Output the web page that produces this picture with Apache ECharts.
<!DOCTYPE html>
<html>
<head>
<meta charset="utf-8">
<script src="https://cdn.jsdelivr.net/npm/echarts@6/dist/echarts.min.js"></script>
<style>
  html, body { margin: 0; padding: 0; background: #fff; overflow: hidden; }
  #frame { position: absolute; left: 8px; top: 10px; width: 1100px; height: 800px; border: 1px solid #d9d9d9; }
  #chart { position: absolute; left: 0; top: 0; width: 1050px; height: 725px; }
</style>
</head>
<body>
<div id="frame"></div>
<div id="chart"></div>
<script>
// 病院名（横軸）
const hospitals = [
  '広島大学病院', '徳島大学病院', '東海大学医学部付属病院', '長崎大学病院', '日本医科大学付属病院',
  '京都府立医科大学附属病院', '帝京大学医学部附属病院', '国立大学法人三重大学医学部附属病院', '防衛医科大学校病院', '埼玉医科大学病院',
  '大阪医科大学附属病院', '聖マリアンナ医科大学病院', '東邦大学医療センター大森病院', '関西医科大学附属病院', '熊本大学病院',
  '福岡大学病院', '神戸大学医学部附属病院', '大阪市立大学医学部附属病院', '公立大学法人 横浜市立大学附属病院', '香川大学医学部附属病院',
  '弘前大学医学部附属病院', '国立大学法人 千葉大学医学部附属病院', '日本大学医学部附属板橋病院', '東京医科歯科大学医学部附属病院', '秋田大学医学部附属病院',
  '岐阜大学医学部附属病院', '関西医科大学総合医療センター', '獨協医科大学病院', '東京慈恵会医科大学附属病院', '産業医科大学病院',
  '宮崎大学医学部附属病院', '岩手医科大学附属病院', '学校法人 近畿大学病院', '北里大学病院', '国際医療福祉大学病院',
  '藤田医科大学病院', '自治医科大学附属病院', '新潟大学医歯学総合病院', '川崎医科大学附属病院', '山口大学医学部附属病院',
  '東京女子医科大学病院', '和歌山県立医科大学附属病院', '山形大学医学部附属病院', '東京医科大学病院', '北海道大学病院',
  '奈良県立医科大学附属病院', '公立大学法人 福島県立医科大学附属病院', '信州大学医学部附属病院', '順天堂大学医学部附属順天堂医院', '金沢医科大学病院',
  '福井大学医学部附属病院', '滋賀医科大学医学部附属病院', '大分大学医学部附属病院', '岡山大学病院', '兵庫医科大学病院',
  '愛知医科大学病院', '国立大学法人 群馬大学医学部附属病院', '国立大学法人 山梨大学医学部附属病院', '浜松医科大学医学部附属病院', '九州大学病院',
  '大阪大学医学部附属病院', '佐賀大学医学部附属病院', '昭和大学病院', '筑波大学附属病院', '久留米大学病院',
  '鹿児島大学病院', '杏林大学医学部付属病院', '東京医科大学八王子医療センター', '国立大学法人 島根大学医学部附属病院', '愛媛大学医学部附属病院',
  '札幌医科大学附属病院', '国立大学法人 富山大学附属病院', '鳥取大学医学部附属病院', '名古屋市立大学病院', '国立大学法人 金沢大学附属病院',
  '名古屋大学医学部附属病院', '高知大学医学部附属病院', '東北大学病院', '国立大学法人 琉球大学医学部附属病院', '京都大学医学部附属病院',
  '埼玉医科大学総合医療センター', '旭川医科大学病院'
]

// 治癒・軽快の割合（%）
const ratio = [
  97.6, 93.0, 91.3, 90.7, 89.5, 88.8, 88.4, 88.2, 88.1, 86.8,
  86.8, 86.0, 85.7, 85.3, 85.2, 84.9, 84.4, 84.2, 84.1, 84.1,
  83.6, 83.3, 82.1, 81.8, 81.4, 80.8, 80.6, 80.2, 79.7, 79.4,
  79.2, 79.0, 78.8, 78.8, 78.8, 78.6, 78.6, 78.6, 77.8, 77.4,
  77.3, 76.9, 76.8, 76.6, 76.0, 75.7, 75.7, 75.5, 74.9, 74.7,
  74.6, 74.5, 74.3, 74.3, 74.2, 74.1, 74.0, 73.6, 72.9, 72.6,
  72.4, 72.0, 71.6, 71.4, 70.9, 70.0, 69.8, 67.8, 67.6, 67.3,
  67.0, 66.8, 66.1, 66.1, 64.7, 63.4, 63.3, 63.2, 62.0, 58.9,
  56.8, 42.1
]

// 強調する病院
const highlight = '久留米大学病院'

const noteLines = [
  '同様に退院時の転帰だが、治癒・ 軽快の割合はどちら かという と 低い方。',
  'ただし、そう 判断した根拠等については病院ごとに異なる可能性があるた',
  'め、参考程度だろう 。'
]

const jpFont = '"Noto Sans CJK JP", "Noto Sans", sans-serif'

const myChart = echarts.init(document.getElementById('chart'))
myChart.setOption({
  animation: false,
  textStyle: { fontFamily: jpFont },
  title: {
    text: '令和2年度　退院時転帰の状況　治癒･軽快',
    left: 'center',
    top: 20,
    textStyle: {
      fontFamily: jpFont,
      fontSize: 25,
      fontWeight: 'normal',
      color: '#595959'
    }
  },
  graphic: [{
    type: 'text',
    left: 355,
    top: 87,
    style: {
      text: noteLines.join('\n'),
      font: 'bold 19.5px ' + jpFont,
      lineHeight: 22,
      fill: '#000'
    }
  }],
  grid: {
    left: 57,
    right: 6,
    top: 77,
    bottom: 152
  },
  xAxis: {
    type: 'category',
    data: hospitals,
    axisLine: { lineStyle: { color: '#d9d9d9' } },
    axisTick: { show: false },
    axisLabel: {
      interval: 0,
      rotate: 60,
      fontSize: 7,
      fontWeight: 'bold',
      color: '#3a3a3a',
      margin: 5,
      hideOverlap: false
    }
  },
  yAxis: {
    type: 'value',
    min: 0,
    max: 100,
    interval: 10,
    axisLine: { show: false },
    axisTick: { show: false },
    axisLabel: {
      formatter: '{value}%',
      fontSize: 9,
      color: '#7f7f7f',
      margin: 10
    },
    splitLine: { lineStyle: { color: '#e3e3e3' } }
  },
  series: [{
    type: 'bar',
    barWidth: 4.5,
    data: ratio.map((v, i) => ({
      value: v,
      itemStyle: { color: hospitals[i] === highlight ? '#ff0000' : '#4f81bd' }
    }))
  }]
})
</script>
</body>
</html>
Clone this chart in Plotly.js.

• **Request**
Reproduce the data in full, exactly as presented.

• **Expected output**
Output the web page that produces this picture with Apache ECharts.
<!DOCTYPE html>
<html>
<head>
<meta charset="utf-8">
<script src="https://cdn.jsdelivr.net/npm/echarts@6/dist/echarts.min.js"></script>
<style>
  html, body { margin: 0; padding: 0; background: #fff; overflow: hidden; }
  #frame { position: absolute; left: 8px; top: 10px; width: 1100px; height: 800px; border: 1px solid #d9d9d9; }
  #chart { position: absolute; left: 0; top: 0; width: 1050px; height: 725px; }
</style>
</head>
<body>
<div id="frame"></div>
<div id="chart"></div>
<script>
// 病院名（横軸）
const hospitals = [
  '広島大学病院', '徳島大学病院', '東海大学医学部付属病院', '長崎大学病院', '日本医科大学付属病院',
  '京都府立医科大学附属病院', '帝京大学医学部附属病院', '国立大学法人三重大学医学部附属病院', '防衛医科大学校病院', '埼玉医科大学病院',
  '大阪医科大学附属病院', '聖マリアンナ医科大学病院', '東邦大学医療センター大森病院', '関西医科大学附属病院', '熊本大学病院',
  '福岡大学病院', '神戸大学医学部附属病院', '大阪市立大学医学部附属病院', '公立大学法人 横浜市立大学附属病院', '香川大学医学部附属病院',
  '弘前大学医学部附属病院', '国立大学法人 千葉大学医学部附属病院', '日本大学医学部附属板橋病院', '東京医科歯科大学医学部附属病院', '秋田大学医学部附属病院',
  '岐阜大学医学部附属病院', '関西医科大学総合医療センター', '獨協医科大学病院', '東京慈恵会医科大学附属病院', '産業医科大学病院',
  '宮崎大学医学部附属病院', '岩手医科大学附属病院', '学校法人 近畿大学病院', '北里大学病院', '国際医療福祉大学病院',
  '藤田医科大学病院', '自治医科大学附属病院', '新潟大学医歯学総合病院', '川崎医科大学附属病院', '山口大学医学部附属病院',
  '東京女子医科大学病院', '和歌山県立医科大学附属病院', '山形大学医学部附属病院', '東京医科大学病院', '北海道大学病院',
  '奈良県立医科大学附属病院', '公立大学法人 福島県立医科大学附属病院', '信州大学医学部附属病院', '順天堂大学医学部附属順天堂医院', '金沢医科大学病院',
  '福井大学医学部附属病院', '滋賀医科大学医学部附属病院', '大分大学医学部附属病院', '岡山大学病院', '兵庫医科大学病院',
  '愛知医科大学病院', '国立大学法人 群馬大学医学部附属病院', '国立大学法人 山梨大学医学部附属病院', '浜松医科大学医学部附属病院', '九州大学病院',
  '大阪大学医学部附属病院', '佐賀大学医学部附属病院', '昭和大学病院', '筑波大学附属病院', '久留米大学病院',
  '鹿児島大学病院', '杏林大学医学部付属病院', '東京医科大学八王子医療センター', '国立大学法人 島根大学医学部附属病院', '愛媛大学医学部附属病院',
  '札幌医科大学附属病院', '国立大学法人 富山大学附属病院', '鳥取大学医学部附属病院', '名古屋市立大学病院', '国立大学法人 金沢大学附属病院',
  '名古屋大学医学部附属病院', '高知大学医学部附属病院', '東北大学病院', '国立大学法人 琉球大学医学部附属病院', '京都大学医学部附属病院',
  '埼玉医科大学総合医療センター', '旭川医科大学病院'
]

// 治癒・軽快の割合（%）
const ratio = [
  97.6, 93.0, 91.3, 90.7, 89.5, 88.8, 88.4, 88.2, 88.1, 86.8,
  86.8, 86.0, 85.7, 85.3, 85.2, 84.9, 84.4, 84.2, 84.1, 84.1,
  83.6, 83.3, 82.1, 81.8, 81.4, 80.8, 80.6, 80.2, 79.7, 79.4,
  79.2, 79.0, 78.8, 78.8, 78.8, 78.6, 78.6, 78.6, 77.8, 77.4,
  77.3, 76.9, 76.8, 76.6, 76.0, 75.7, 75.7, 75.5, 74.9, 74.7,
  74.6, 74.5, 74.3, 74.3, 74.2, 74.1, 74.0, 73.6, 72.9, 72.6,
  72.4, 72.0, 71.6, 71.4, 70.9, 70.0, 69.8, 67.8, 67.6, 67.3,
  67.0, 66.8, 66.1, 66.1, 64.7, 63.4, 63.3, 63.2, 62.0, 58.9,
  56.8, 42.1
]

// 強調する病院
const highlight = '久留米大学病院'

const noteLines = [
  '同様に退院時の転帰だが、治癒・ 軽快の割合はどちら かという と 低い方。',
  'ただし、そう 判断した根拠等については病院ごとに異なる可能性があるた',
  'め、参考程度だろう 。'
]

const jpFont = '"Noto Sans CJK JP", "Noto Sans", sans-serif'

const myChart = echarts.init(document.getElementById('chart'))
myChart.setOption({
  animation: false,
  textStyle: { fontFamily: jpFont },
  title: {
    text: '令和2年度　退院時転帰の状況　治癒･軽快',
    left: 'center',
    top: 20,
    textStyle: {
      fontFamily: jpFont,
      fontSize: 25,
      fontWeight: 'normal',
      color: '#595959'
    }
  },
  graphic: [{
    type: 'text',
    left: 355,
    top: 87,
    style: {
      text: noteLines.join('\n'),
      font: 'bold 19.5px ' + jpFont,
      lineHeight: 22,
      fill: '#000'
    }
  }],
  grid: {
    left: 57,
    right: 6,
    top: 77,
    bottom: 152
  },
  xAxis: {
    type: 'category',
    data: hospitals,
    axisLine: { lineStyle: { color: '#d9d9d9' } },
    axisTick: { show: false },
    axisLabel: {
      interval: 0,
      rotate: 60,
      fontSize: 7,
      fontWeight: 'bold',
      color: '#3a3a3a',
      margin: 5,
      hideOverlap: false
    }
  },
  yAxis: {
    type: 'value',
    min: 0,
    max: 100,
    interval: 10,
    axisLine: { show: false },
    axisTick: { show: false },
    axisLabel: {
      formatter: '{value}%',
      fontSize: 9,
      color: '#7f7f7f',
      margin: 10
    },
    splitLine: { lineStyle: { color: '#e3e3e3' } }
  },
  series: [{
    type: 'bar',
    barWidth: 4.5,
    data: ratio.map((v, i) => ({
      value: v,
      itemStyle: { color: hospitals[i] === highlight ? '#ff0000' : '#4f81bd' }
    }))
  }]
})
</script>
</body>
</html>
Clone this chart in Plotly.js.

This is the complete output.